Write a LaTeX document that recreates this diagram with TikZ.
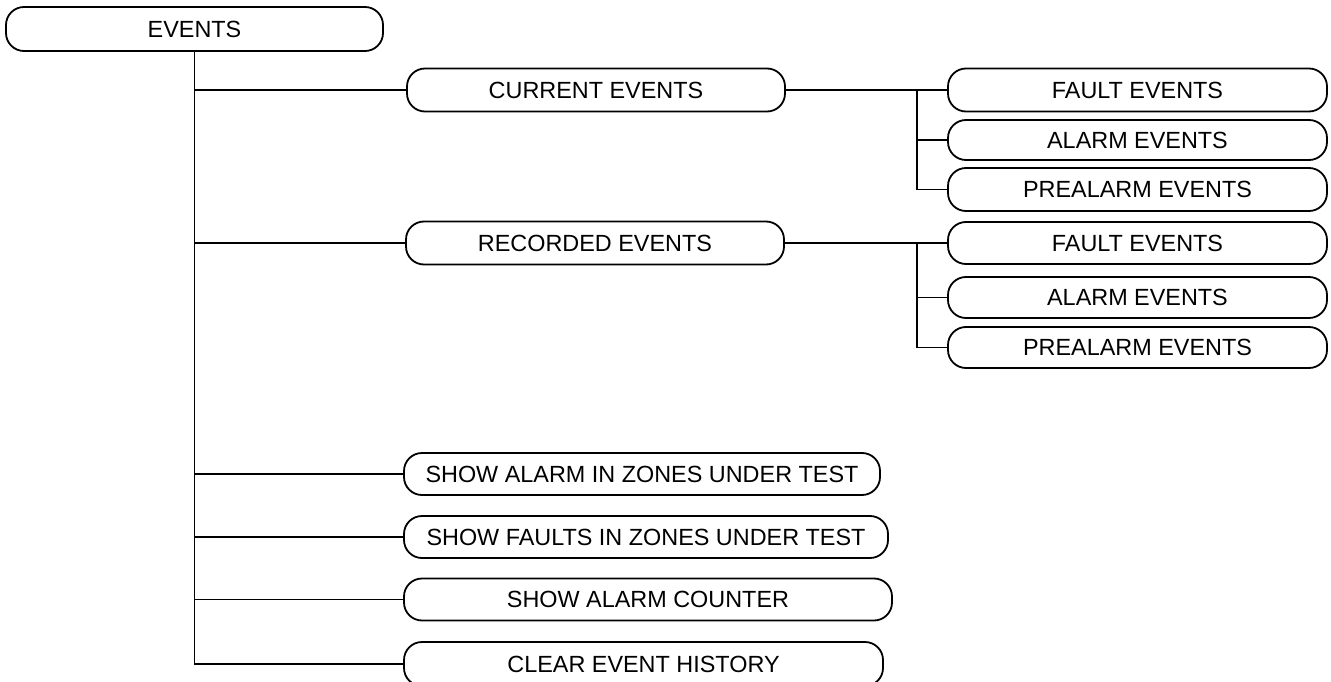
\documentclass[tikz,border=0pt]{standalone}
\usepackage{fontspec}
\setmainfont{Liberation Sans}
\begin{document}
\begin{tikzpicture}[x=1pt,y=-1pt,
  menubox/.style={draw, line width=1.8pt, rounded corners=18pt, minimum height=42pt,
    inner sep=0pt, font=\fontsize{23.4}{23.4}\selectfont, anchor=center},
  link/.style={line width=1.8pt}]
\useasboundingbox (0,0) rectangle (1331,682);
\fill[white] (0,0) rectangle (1331,682);
\node[menubox, minimum width=377pt, minimum height=44pt] (ev) at (194.5,29) {EVENTS};
\node[menubox, minimum width=378pt, minimum height=43pt] (cur) at (596,90) {CURRENT EVENTS};
\node[menubox, minimum width=378pt, minimum height=43pt] (rec) at (595,243) {RECORDED EVENTS};
\node[menubox, minimum width=379pt, minimum height=43pt] (f1) at (1137.5,90) {FAULT EVENTS};
\node[menubox, minimum width=379pt, minimum height=40pt] (a1) at (1137.5,140) {ALARM EVENTS};
\node[menubox, minimum width=379pt, minimum height=43pt] (p1) at (1137.5,189.5) {PREALARM EVENTS};
\node[menubox, minimum width=379pt, minimum height=42pt] (f2) at (1137.5,243) {FAULT EVENTS};
\node[menubox, minimum width=379pt, minimum height=41pt] (a2) at (1137.5,297.5) {ALARM EVENTS};
\node[menubox, minimum width=379pt, minimum height=41pt] (p2) at (1137.5,347.5) {PREALARM EVENTS};
\node[menubox, minimum width=476pt] (s1) at (642,474) {SHOW ALARM IN ZONES UNDER TEST};
\node[menubox, minimum width=484pt] (s2) at (646,537) {SHOW FAULTS IN ZONES UNDER TEST};
\node[menubox, minimum width=488pt] (s3) at (648,599.5) {SHOW ALARM COUNTER};
\node[menubox, minimum width=479pt, minimum height=44pt] (s4) at (643.5,664) {CLEAR EVENT HISTORY};
% main trunk
\draw[link] (ev.south) |- (s4.west);
\foreach \n in {cur,rec,s1,s2,s3}{
  \draw[link] (ev.south |- \n.west) -- (\n.west);
}
% current events subtree
\coordinate (j1) at (917,90);
\draw[link] (cur.east) -- (f1.west);
\draw[link] (j1) |- (a1.west);
\draw[link] (j1) |- (p1.west);
% recorded events subtree
\coordinate (j2) at (917,243);
\draw[link] (rec.east) -- (f2.west);
\draw[link] (j2) |- (a2.west);
\draw[link] (j2) |- (p2.west);
\end{tikzpicture}
\end{document}
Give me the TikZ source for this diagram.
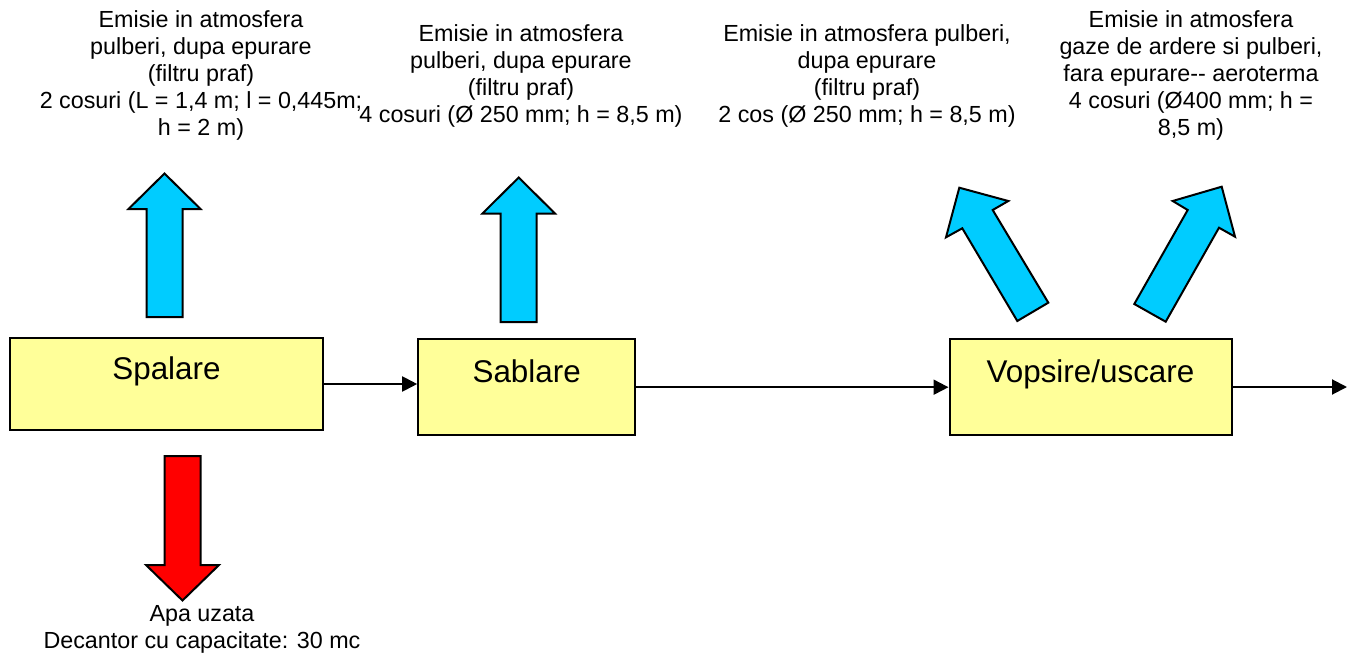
\documentclass[tikz,border=0pt]{standalone}
\usepackage{fontspec}
\setmainfont{Liberation Sans}
\usetikzlibrary{arrows.meta}

\definecolor{galben}{HTML}{FFFF99}
\definecolor{albastru}{HTML}{00CCFF}

\begin{document}
\begin{tikzpicture}[x=0.5pt,y=-0.5pt,->,>={Triangle[length=7.5pt,width=7.5pt]},line width=1pt,
    etapa/.style={draw,fill=galben,inner sep=0pt,text height=8pt,text depth=13pt,font=\fontsize{15.7}{18}\selectfont},
    eticheta/.style={align=center,inner sep=0pt,font=\fontsize{11.65}{13.6}\selectfont},
    emisie/.style={draw,fill=albastru,line width=1pt,-},
    apa/.style={draw,fill=red,line width=1pt,-}]

            \useasboundingbox (0,0) rectangle (1357,653);

            \node[etapa, minimum width=156.5pt, minimum height=46pt] (spalare) at (166.5,384) {Spalare};
            \node[etapa, minimum width=108.5pt, minimum height=47.8pt] (sablare) at (526.7,387.2) {Sablare};
            \node[etapa, minimum width=141pt, minimum height=48pt] (vopsire) at (1090.5,387) {Vopsire/uscare};
            \coordinate (iesire) at (1347,387);

            \node[eticheta] (em1) at (201,75.5) {Emisie in atmosfera\\pulberi, dupa epurare\\(filtru praf)\\2 cosuri (L = 1,4 m; l = 0,445m;\\h = 2 m)};
            \node[eticheta] (em2) at (521,76) {Emisie in atmosfera\\pulberi, dupa epurare\\(filtru praf)\\4 cosuri (Ø 250 mm; h = 8,5 m)};
            \node[eticheta] (em3) at (867,76) {Emisie in atmosfera pulberi,\\dupa epurare\\(filtru praf)\\2 cos (Ø 250 mm; h = 8,5 m)};
            \node[eticheta] (em4) at (1191,75.5) {Emisie in atmosfera\\gaze de ardere si pulberi,\\fara epurare-{}- aeroterma\\4 cosuri (Ø400 mm; h =\\8,5 m)};
            \node[eticheta] (apa) at (202,629) {Apa uzata\\Decantor cu capacitate: 30 mc};

            \draw (spalare.east) -- (spalare.east -| sablare.west);
            \draw (sablare.east) -- (sablare.east -| vopsire.west);
            \draw (vopsire.east) -- (iesire);

            \draw[emisie] (164.5,173.5) -- (200.5,209) -- (182.5,209) -- (182.5,317) -- (146.5,317) -- (146.5,209) -- (128.5,209) -- cycle;
            \draw[emisie] (518.7,177.5) -- (555,213.5) -- (536.7,213.5) -- (536.7,322) -- (500.7,322) -- (500.7,213.5) -- (482.5,213.5) -- cycle;
            \draw[emisie] (959.3,187.7) -- (1008.3,201) -- (992.7,210) -- (1048.3,302.7) -- (1017.3,321) -- (962.3,228.3) -- (946,237.3) -- cycle;
            \draw[emisie] (1221.7,186.7) -- (1235,236.7) -- (1219,227.7) -- (1165.7,321.7) -- (1134.3,304) -- (1187.7,210) -- (1172.7,201) -- cycle;
            \draw[apa] (164.5,456) -- (200.5,456) -- (200.5,565) -- (219,565) -- (182.5,600.5) -- (146,565) -- (164.5,565) -- cycle;
\end{tikzpicture}
\end{document}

_ _ _

■ The task
Pictures do not belong in the copy. Reproduce exactly the lines from the one with "Give me the TikZ source for this diagram." to the one with "(0,0) rectangle (1357,653);", both lines included.

■ Task answer
Give me the TikZ source for this diagram.
\documentclass[tikz,border=0pt]{standalone}
\usepackage{fontspec}
\setmainfont{Liberation Sans}
\usetikzlibrary{arrows.meta}

\definecolor{galben}{HTML}{FFFF99}
\definecolor{albastru}{HTML}{00CCFF}

\begin{document}
\begin{tikzpicture}[x=0.5pt,y=-0.5pt,->,>={Triangle[length=7.5pt,width=7.5pt]},line width=1pt,
    etapa/.style={draw,fill=galben,inner sep=0pt,text height=8pt,text depth=13pt,font=\fontsize{15.7}{18}\selectfont},
    eticheta/.style={align=center,inner sep=0pt,font=\fontsize{11.65}{13.6}\selectfont},
    emisie/.style={draw,fill=albastru,line width=1pt,-},
    apa/.style={draw,fill=red,line width=1pt,-}]

            \useasboundingbox (0,0) rectangle (1357,653);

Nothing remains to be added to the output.